**REQUEST**. Repeat exactly the lines of the listing below, please, starting with the first and ending with the line containing "import * as"; leave out the rest.

**GIVEN INFORMATION**.
>> BEGIN
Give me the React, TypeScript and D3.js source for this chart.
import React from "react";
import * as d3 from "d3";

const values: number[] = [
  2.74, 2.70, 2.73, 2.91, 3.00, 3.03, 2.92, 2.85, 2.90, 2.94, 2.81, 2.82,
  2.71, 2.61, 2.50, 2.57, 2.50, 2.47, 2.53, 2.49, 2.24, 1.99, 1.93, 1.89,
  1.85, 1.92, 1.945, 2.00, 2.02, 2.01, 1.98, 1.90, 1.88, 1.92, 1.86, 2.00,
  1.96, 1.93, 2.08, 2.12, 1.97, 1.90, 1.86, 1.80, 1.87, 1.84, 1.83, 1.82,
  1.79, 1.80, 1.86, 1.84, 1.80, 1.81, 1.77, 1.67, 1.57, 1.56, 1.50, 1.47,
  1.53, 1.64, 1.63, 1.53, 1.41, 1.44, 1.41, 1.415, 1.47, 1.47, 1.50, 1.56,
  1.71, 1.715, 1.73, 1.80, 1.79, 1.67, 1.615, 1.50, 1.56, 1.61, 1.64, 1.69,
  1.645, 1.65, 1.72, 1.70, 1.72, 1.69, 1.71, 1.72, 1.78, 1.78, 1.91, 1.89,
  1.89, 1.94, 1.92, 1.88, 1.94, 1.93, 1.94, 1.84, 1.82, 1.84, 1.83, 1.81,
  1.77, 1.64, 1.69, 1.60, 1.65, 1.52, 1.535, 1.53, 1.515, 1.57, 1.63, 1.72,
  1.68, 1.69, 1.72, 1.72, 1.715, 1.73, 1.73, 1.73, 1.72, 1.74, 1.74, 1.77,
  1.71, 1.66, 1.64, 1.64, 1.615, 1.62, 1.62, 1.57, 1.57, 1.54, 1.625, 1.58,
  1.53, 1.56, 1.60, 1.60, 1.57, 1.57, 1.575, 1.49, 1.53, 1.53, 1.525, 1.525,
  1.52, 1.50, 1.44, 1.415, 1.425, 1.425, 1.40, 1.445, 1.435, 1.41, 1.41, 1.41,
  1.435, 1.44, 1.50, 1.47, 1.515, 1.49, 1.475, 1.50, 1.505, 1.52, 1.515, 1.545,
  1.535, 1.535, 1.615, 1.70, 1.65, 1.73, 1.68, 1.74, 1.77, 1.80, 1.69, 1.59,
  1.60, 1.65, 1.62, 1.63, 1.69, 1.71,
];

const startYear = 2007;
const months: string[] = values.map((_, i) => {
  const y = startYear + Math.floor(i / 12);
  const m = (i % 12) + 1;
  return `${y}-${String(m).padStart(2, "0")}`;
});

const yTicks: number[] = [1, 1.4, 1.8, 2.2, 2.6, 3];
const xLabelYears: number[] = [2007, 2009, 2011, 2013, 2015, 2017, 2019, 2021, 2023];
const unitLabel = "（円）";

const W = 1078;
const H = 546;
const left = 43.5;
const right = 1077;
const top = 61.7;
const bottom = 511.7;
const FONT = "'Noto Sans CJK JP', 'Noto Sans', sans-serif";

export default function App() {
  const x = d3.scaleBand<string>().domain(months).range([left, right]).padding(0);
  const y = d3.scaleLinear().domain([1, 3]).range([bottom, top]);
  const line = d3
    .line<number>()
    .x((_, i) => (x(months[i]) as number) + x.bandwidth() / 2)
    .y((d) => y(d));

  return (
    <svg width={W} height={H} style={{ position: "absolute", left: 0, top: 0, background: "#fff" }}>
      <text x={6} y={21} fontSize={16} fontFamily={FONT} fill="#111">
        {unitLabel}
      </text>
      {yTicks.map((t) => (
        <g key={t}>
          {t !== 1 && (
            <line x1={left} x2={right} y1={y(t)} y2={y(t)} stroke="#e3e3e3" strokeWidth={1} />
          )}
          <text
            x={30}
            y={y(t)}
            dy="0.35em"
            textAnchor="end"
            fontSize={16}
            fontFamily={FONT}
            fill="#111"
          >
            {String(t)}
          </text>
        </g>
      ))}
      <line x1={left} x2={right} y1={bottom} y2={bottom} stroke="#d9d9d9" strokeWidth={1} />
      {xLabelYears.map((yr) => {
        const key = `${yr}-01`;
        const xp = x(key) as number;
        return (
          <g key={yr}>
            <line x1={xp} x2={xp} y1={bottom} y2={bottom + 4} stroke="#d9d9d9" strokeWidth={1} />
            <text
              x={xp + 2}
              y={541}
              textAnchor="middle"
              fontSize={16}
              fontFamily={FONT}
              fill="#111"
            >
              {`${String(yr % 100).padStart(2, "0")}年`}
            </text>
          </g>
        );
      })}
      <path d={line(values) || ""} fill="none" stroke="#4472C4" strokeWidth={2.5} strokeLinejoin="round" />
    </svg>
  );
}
>> END
**SOLVED PROBLEM**.
Give me the React, TypeScript and D3.js source for this chart.
import React from "react";
import * as d3 from "d3";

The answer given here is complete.